The sun has moved now, so we don’t see this, but we’ll be looking for it next winter…
Other exciting discoveries include, snails suddenly appearing in the tank, finding spawn, likely from water snails deposited on water plants, and often devoured by the fish. We also had a couple dragonflies emerge from the jars of wild water plants we had collected. Dragonflies! That was an exciting day.
Technical and educational stuff about our tank and this project:
Filters; we tried an underwater filter, but it was too powerful and stirred up the soil and kept the small about of sediment swirling around the tank. So we went for a slim waterfall type filter, this gently draws in, filters and returns water to the tank in a trickle, which works well. I also purchase the filter cartridges online, cheaper than I could buy from the pet store, these I replace every two weeks, and give the tank walls and filter itself a minimal clean.
Fish food; one of the goals for our set up is to reduce the amount of feeding the fish required, we wanted to establish a healthy as possible self sustaining habitat. So, we rarely feed the fish commercial fish food, but aim to keep the plants growing healthy, as the Shubunkin and Comet will eat anything! We have introduced captured mosquito larvae (kids loved sifting them out of our grey water tank…)

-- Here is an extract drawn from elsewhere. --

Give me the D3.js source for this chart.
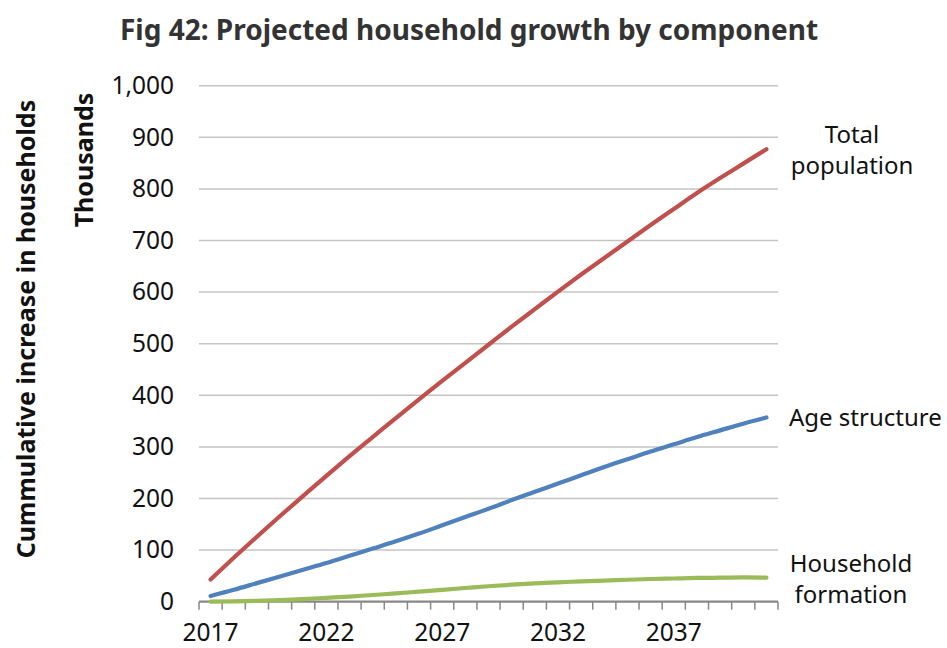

Plants and keeping the water healthy; any new plants collected wild spent at least a few days in a big glass jar outside with fresh tap water from our home supply and were introduced gradually. I found plants purchased from the local pet store did not do well, unless I was prepared to invest in the more substantial potted plants, they just didn’t live long or settle in the tank. We experimented with cultivating small pieces of oxygen weed in jars on the windowsill – to increase that sunlight – this was mildly successful. But what made the difference was buying some water weed online from someone who grows good specimens in an outside pond. The plants are robust and strong, and they just seemed to keep on growing, we could seem them putting out new roots and growing towards the sun. I am yet to go in-depth into the chemistry of the healthy aquarium, so that will be a future exploration…
Books and research; we borrowed a whole heap of books from our library over several months, on all kinds of aquaria, we visit the local pet store and enjoy looking at the other animals often. We found some interesting wild, freshwater parks where we could observe the natural (as possible, being urban) environment, we also look at aquaria at the local museum too.
Community and relationships; we talked with the staff at pet shops about our plans, and our librarians, Luna and Blake have been friendly with some staff at a public garden we frequent and learnt about the fish they care for too.
Additional educational aspects of this project; we learned more about rainbows, and how prisms work, and have bigger dreams about out door water gardens (maybe one day…) The ‘successes’; such as plants growing well and other life appearing, as well as the ‘failures’, plants not establishing themselves and fishes dying/disappearing provided opportunities for analysing our set up, and empathy with the animals. Particularly in avoiding stress, while cleaning, and moving them, and our goal of respectfully caring for captive animals…yet another conversation! As I encouraged Luna in particular to save up for her fish and the new tank, budgeting and saving was also a consideration. Luna bought Blake’s fish for him with her pocket money savings, which was really heartening to see.